Again you are blatantly incorrect with regards to these fees being a result of the GFC as the debate started as a far back as 2004 (well before the GFC)


tigersnake said:
The second point is much easier to refute, and much dumber. Eric, are you honestly trying to argue that a government guarantee, or any guarantee is not worth money? Do you not pay more for an item that has a good guarantee? Do you think banks did not profit from garnering deposits based on offering a government guarantee in an uncertain environment? If the worst case scenario had happened, the government, us taxpayers, would have paid out any shortfalls.

What did the banks offer us taxpayers for this gold stamp show of loyalty, faith and largesse? An extra $2 fee on withdrawals from ATMs, amongst other fee increases. And the colluded to price fix when they did it, allegedly.

The Government did not pay out a single dollar of tax payer funded money to the banks on the back of this guarantee. This is a fact and i am not sure how you can argue it?
 
Eric said:
The Government did not pay out a single dollar of tax payer funded money to the banks on the back of this guarantee. This is a fact and i am not sure how you can argue it?

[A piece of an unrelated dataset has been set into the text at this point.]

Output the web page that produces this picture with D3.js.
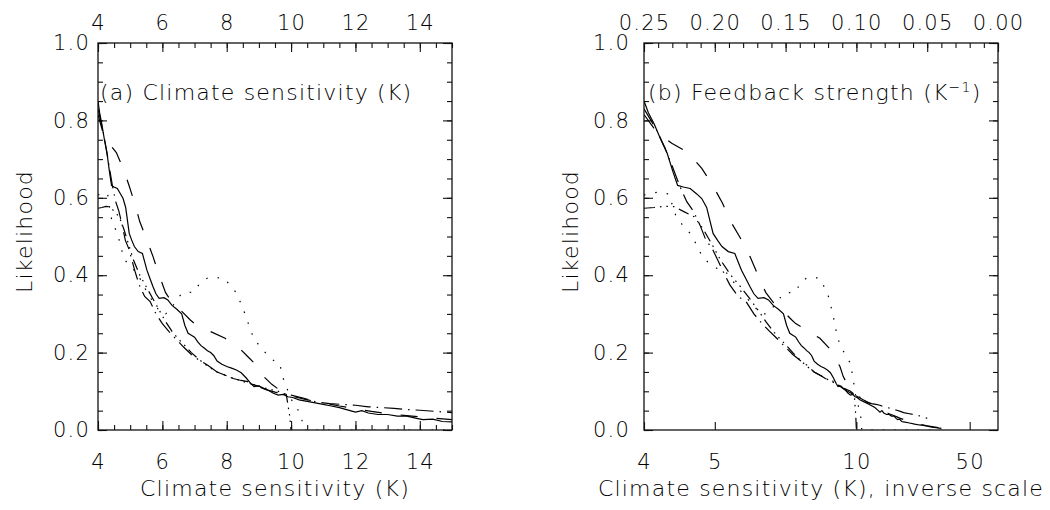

I just did argue it, pretty clearly I thought. I'll try once more. Basically what the government, us, did was pay the banks insurance. The banks profited from that guarantee in a big way. This is the nub of why the whole situation stinks, not just ATM fees thats a side issue, so if the worst case scenario had occurred, we would have paid out the banks losses. But if the best case scenario occurred, and it did, the bank keeps its profits. I understand they pay tax, but the government should have extracted a cost for the guarantee, some low interest loans for infrastructure, an undertaking to pass on interest rate falls, but no, we got nothing.

Even though we didn't pay out, the banks profited. It was the same priciple as what happened in the US, the banks failed due to ineptitude, the Government covered it. In the halcyon days of big profits, the banks kept 'em. In other words, nationalising losses but privatising profits. Having it both ways.